EXERCISE DETAILS = Will you output the lines between the ones holding "Emit a Python" and "ax = fig.add_axes([0.162, 0.188, 0.832, 0.774])", inclusive, exactly as they stand, and only those lines, with the pictures left out?

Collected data
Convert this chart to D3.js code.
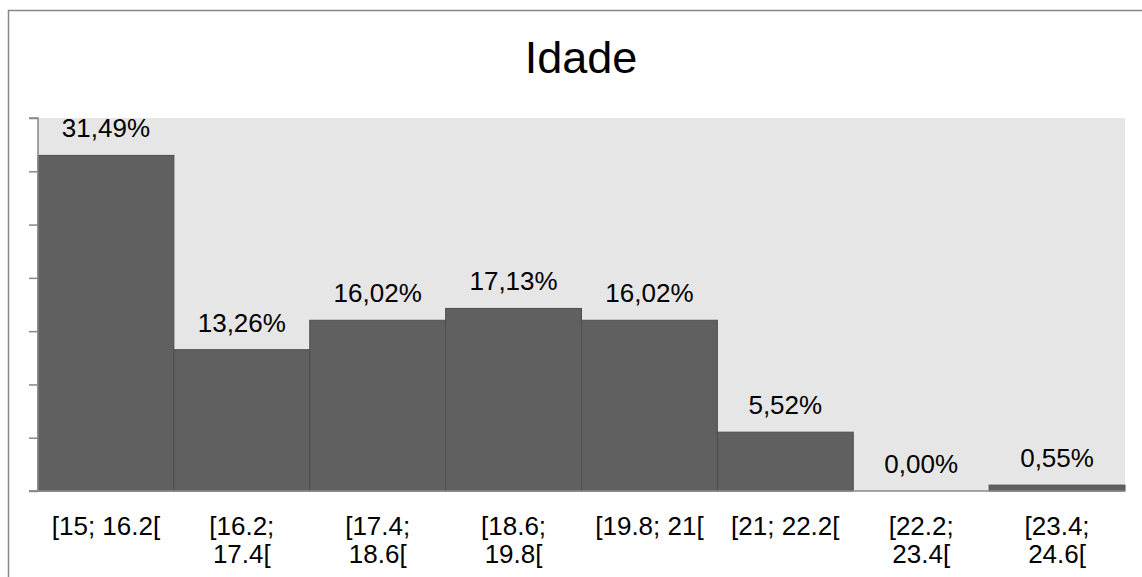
<!DOCTYPE html>
<html>
<head>
<meta charset="utf-8">
<script src="https://cdn.jsdelivr.net/npm/d3@7"></script>
<style>
  html, body { margin: 0; padding: 0; background: #fff; }
  svg { display: block; font-family: "Liberation Sans", Arial, sans-serif; }
</style>
</head>
<body>
<svg id="chart" width="1142" height="577"></svg>
<script>
const title = "Idade";
const categories = ["[15; 16.2[", "[16.2; 17.4[", "[17.4; 18.6[", "[18.6; 19.8[", "[19.8; 21[", "[21; 22.2[", "[22.2; 23.4[", "[23.4; 24.6["];
const values = [31.49, 13.26, 16.02, 17.13, 16.02, 5.52, 0.00, 0.55];
const valueLabels = ["31,49%", "13,26%", "16,02%", "17,13%", "16,02%", "5,52%", "0,00%", "0,55%"];
const yTicks = [0, 5, 10, 15, 20, 25, 30, 35];

const svg = d3.select("#chart");
const W = 1142, H = 577;
const plot = { left: 38, right: 1125, top: 118, bottom: 491 };

// outer frame (left + top edges visible)
svg.append("path")
  .attr("d", `M8.5,${H} L8.5,10.5 L${W},10.5`)
  .attr("fill", "none").attr("stroke", "#888").attr("stroke-width", 1.5);

// title
svg.append("text")
  .attr("x", 581).attr("y", 73)
  .attr("text-anchor", "middle")
  .attr("font-size", 45)
  .attr("fill", "#000")
  .text(title);

const x = d3.scaleBand().domain(categories).range([plot.left, plot.right]).padding(0);
const y = d3.scaleLinear().domain([0, 35]).range([plot.bottom, plot.top]);

// plot background
svg.append("rect")
  .attr("x", plot.left).attr("y", plot.top)
  .attr("width", plot.right - plot.left).attr("height", plot.bottom - plot.top)
  .attr("fill", "#e6e6e6");

// bars
svg.selectAll("rect.bar").data(values).enter().append("rect")
  .attr("class", "bar")
  .attr("x", (d, i) => x(categories[i]))
  .attr("y", d => y(d))
  .attr("width", x.bandwidth())
  .attr("height", d => y(0) - y(d))
  .attr("fill", "#606060")
  .attr("stroke", "#4e4e4e")
  .attr("stroke-width", 1);

// y axis (ticks only, no labels)
const yAxis = d3.axisLeft(y).tickValues(yTicks).tickSize(9).tickFormat("");
const yg = svg.append("g").attr("transform", `translate(${plot.left},0)`).call(yAxis);
yg.select(".domain").attr("stroke", "#888").attr("stroke-width", 1.5).attr("d", `M-9,${plot.top}H0V${plot.bottom}H-9`);
yg.selectAll(".tick line").attr("stroke", "#888").attr("stroke-width", 1.5);

// x axis
const xAxis = d3.axisBottom(x).tickSize(0).tickPadding(0);
const xg = svg.append("g").attr("transform", `translate(0,${plot.bottom})`).call(xAxis);
xg.select(".domain").attr("stroke", "#888").attr("stroke-width", 1.5)
  .attr("d", `M${plot.left - 9},0H${plot.right}`);
xg.selectAll(".tick text")
  .attr("font-family", "'Liberation Sans', Arial, sans-serif")
  .attr("font-size", 26)
  .attr("fill", "#000")
  .attr("dy", null)
  .attr("y", 44)
  .each(function (d) {
    const t = d3.select(this);
    const words = d.split(" ");
    t.text(d);
    if (this.getComputedTextLength() > x.bandwidth() * 0.92 && words.length > 1) {
      t.text(null);
      t.append("tspan").attr("x", 0).attr("y", 44).text(words[0]);
      t.append("tspan").attr("x", 0).attr("y", 72).text(words.slice(1).join(" "));
    }
  });

// value labels
svg.selectAll("text.vlabel").data(values).enter().append("text")
  .attr("class", "vlabel")
  .attr("x", (d, i) => x(categories[i]) + x.bandwidth() / 2)
  .attr("y", d => y(d) - 18)
  .attr("text-anchor", "middle")
  .attr("font-size", 26)
  .attr("fill", "#000")
  .text((d, i) => valueLabels[i]);
</script>
</body>
</html>
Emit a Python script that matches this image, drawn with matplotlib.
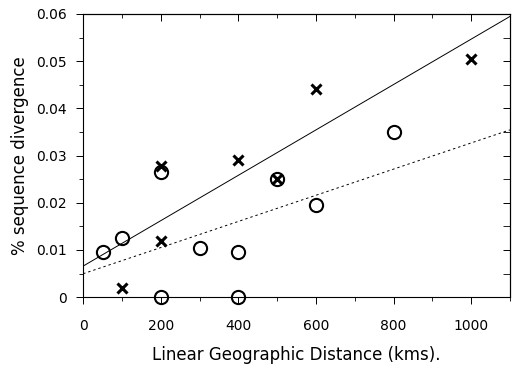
import numpy as np
import matplotlib
matplotlib.use("Agg")
import matplotlib.pyplot as plt
from matplotlib.ticker import MultipleLocator

plt.rcParams['font.family'] = ['DejaVu Sans']

# crosses
x_cross = [100, 200, 200, 400, 500, 600, 1000]
y_cross = [0.002, 0.012, 0.0278, 0.029, 0.025, 0.044, 0.0505]

# circles
x_circ = [50, 100, 200, 200, 300, 400, 400, 500, 600, 800]
y_circ = [0.0095, 0.0125, 0.0265, 0.0, 0.0105, 0.0095, 0.0, 0.025, 0.0195, 0.035]

xticks = [0, 200, 400, 600, 800, 1000]
yticks = [0, 0.01, 0.02, 0.03, 0.04, 0.05, 0.06]
ytick_labels = ['0', '0.01', '0.02', '0.03', '0.04', '0.05', '0.06']

fig = plt.figure(figsize=(5.13, 3.66), dpi=100)
ax = fig.add_axes([0.162, 0.188, 0.832, 0.774])

# regression lines for each group
xl = np.array([0, 1100])
b1 = np.polyfit(x_cross, y_cross, 1)
b2 = np.polyfit(x_circ, y_circ, 1)
ax.plot(xl, np.polyval(b1, xl), color='black', lw=0.7)
ax.plot(xl, np.polyval(b2, xl), color='black', lw=0.7, dashes=(2.5, 3))

ax.plot(x_circ, y_circ, 'o', ms=9.5, mfc='none', mec='black', mew=1.5, clip_on=False)
ax.plot(x_cross, y_cross, 'x', ms=7, mec='black', mew=2.2, clip_on=False)

ax.set_xlim(0, 1100)
ax.set_ylim(0, 0.06)
ax.set_xticks(xticks)
ax.set_yticks(yticks)
ax.set_yticklabels(ytick_labels)
ax.xaxis.set_minor_locator(MultipleLocator(100))
ax.yaxis.set_minor_locator(MultipleLocator(0.005))

ax.tick_params(axis='x', which='both', direction='out', labelsize=10, pad=11)
ax.tick_params(axis='y', which='both', direction='out', labelsize=10, pad=7)
ax.tick_params(which='major', length=5, width=0.7)
ax.tick_params(which='minor', length=3, width=0.6)

# inward ticks on top and right
sx = ax.secondary_xaxis('top')
sx.set_xticks(xticks)
sx.xaxis.set_minor_locator(MultipleLocator(100))
sx.tick_params(which='both', direction='in', labeltop=False)
sx.tick_params(which='major', length=5, width=0.7)
sx.tick_params(which='minor', length=3, width=0.6)
sy = ax.secondary_yaxis('right')
sy.set_yticks(yticks)
sy.yaxis.set_minor_locator(MultipleLocator(0.005))
sy.tick_params(which='both', direction='in', labelright=False)
sy.tick_params(which='major', length=5, width=0.7)
sy.tick_params(which='minor', length=5, width=0.6)
for s in list(ax.spines.values()) + [sx.spines['top'], sy.spines['right']]:
    s.set_linewidth(0.8)

ax.set_xlabel('Linear Geographic Distance (kms).', fontsize=12, labelpad=9)
ax.set_ylabel('% sequence divergence', fontsize=12, labelpad=5)

fig.savefig('out.png', dpi=100)
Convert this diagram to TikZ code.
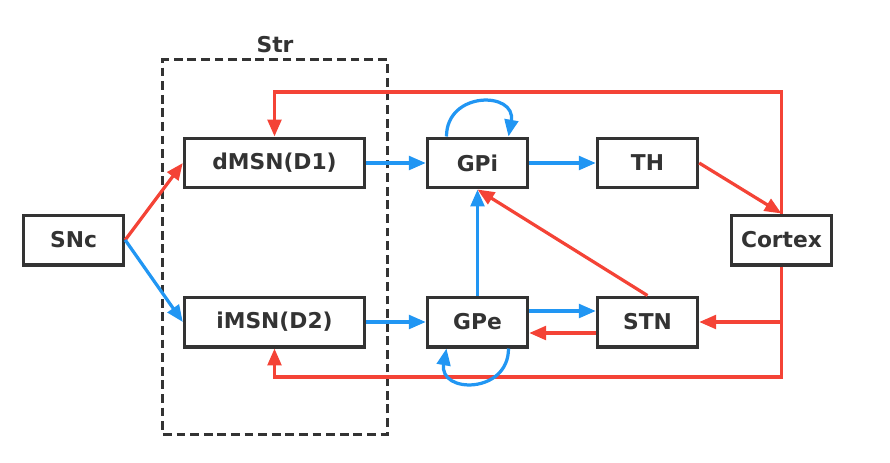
\documentclass[tikz,border=0pt]{standalone}
\usepackage{fontspec}
\setmainfont{DejaVu Sans}
\usetikzlibrary{arrows.meta}
\definecolor{arrRed}{HTML}{F44336}
\definecolor{arrBlue}{HTML}{2196F3}
\definecolor{boxGray}{HTML}{333333}

\begin{document}
\begin{tikzpicture}
[x=0.025cm,y=-0.025cm,
  boxDecorate/.style={shape=rectangle,draw=boxGray,line width=2.4pt,minimum width=2.5cm,minimum height=1.24cm,inner sep=0pt,font=\fontsize{15.5}{18}\selectfont\bfseries,text=boxGray},
  wideDecorate/.style={boxDecorate,minimum width=4.5cm},
  strDecorate/.style={shape=rectangle,draw=boxGray,line width=2.1pt,dash pattern=on 0.22cm off 0.12cm,minimum width=5.6cm,minimum height=9.35cm},
  redLine/.style={draw=arrRed,line width=2.3pt,-{Triangle[length=0.42cm,width=0.34cm]}},
  blueLine/.style={draw=arrBlue,line width=2.3pt,-{Triangle[length=0.42cm,width=0.34cm]}}]
\useasboundingbox (0,0) rectangle (890,462);
%% striatum frame
\node (strBox) at (275,247) [strDecorate] {};
\node (strLabel) at (275,45) [font=\fontsize{15.5}{18}\selectfont\bfseries,text=boxGray] {Str};
%% nodes or vertices
\node (snc) at (73.5,240) [boxDecorate] {SNc};
\node (dmsn) at (274.5,163) [wideDecorate] {dMSN(D1)};
\node (imsn) at (274.5,322) [wideDecorate] {iMSN(D2)};
\node (gpi) at (477.5,163) [boxDecorate] {GPi};
\node (gpe) at (477.5,322) [boxDecorate] {GPe};
\node (th) at (647.5,163) [boxDecorate] {TH};
\node (stn) at (647.5,322) [boxDecorate] {STN};
\node (cortex) at (781.5,240) [boxDecorate] {Cortex};
%% corners of the feedback lines
\coordinate (topRight) at (781.5,92);
\coordinate (topLeft) at (274.5,92);
\coordinate (botRight) at (781.5,377);
\coordinate (botLeft) at (274.5,377);
\coordinate (stnIn) at (781.5,322);
%% edges or lines
\path
(snc.east) edge[redLine] (dmsn.west)
(snc.east) edge[blueLine] (imsn.west)
(dmsn) edge[blueLine] (gpi)
(imsn) edge[blueLine] (gpe)
(gpi) edge[blueLine] (th)
(th.east) edge[redLine] (cortex.north)
(gpe) edge[blueLine] (gpi)
(stn.north) edge[redLine] (gpi.south)
([yshift=0.275cm]gpe.east) edge[blueLine] ([yshift=0.275cm]stn.west)
([yshift=-0.275cm]stn.west) edge[redLine] ([yshift=-0.275cm]gpe.east)
(stnIn) edge[redLine] (stn.east);
\draw[redLine] (cortex.north) -- (topRight) -- (topLeft) -- (dmsn.north);
\draw[redLine] (cortex.south) -- (botRight) -- (botLeft) -- (imsn.south);
%% self loops
\draw[blueLine] ([xshift=-0.775cm]gpi.north) to[out=90,in=80,looseness=1.9] ([xshift=0.775cm]gpi.north);
\draw[blueLine] ([xshift=0.775cm]gpe.south) to[out=-90,in=-100,looseness=1.9] ([xshift=-0.775cm]gpe.south);
\end{tikzpicture}
\end{document}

RESULT =
Emit a Python script that matches this image, drawn with matplotlib.
import numpy as np
import matplotlib
matplotlib.use("Agg")
import matplotlib.pyplot as plt
from matplotlib.ticker import MultipleLocator

plt.rcParams['font.family'] = ['DejaVu Sans']

# crosses
x_cross = [100, 200, 200, 400, 500, 600, 1000]
y_cross = [0.002, 0.012, 0.0278, 0.029, 0.025, 0.044, 0.0505]

# circles
x_circ = [50, 100, 200, 200, 300, 400, 400, 500, 600, 800]
y_circ = [0.0095, 0.0125, 0.0265, 0.0, 0.0105, 0.0095, 0.0, 0.025, 0.0195, 0.035]

xticks = [0, 200, 400, 600, 800, 1000]
yticks = [0, 0.01, 0.02, 0.03, 0.04, 0.05, 0.06]
ytick_labels = ['0', '0.01', '0.02', '0.03', '0.04', '0.05', '0.06']

fig = plt.figure(figsize=(5.13, 3.66), dpi=100)
ax = fig.add_axes([0.162, 0.188, 0.832, 0.774])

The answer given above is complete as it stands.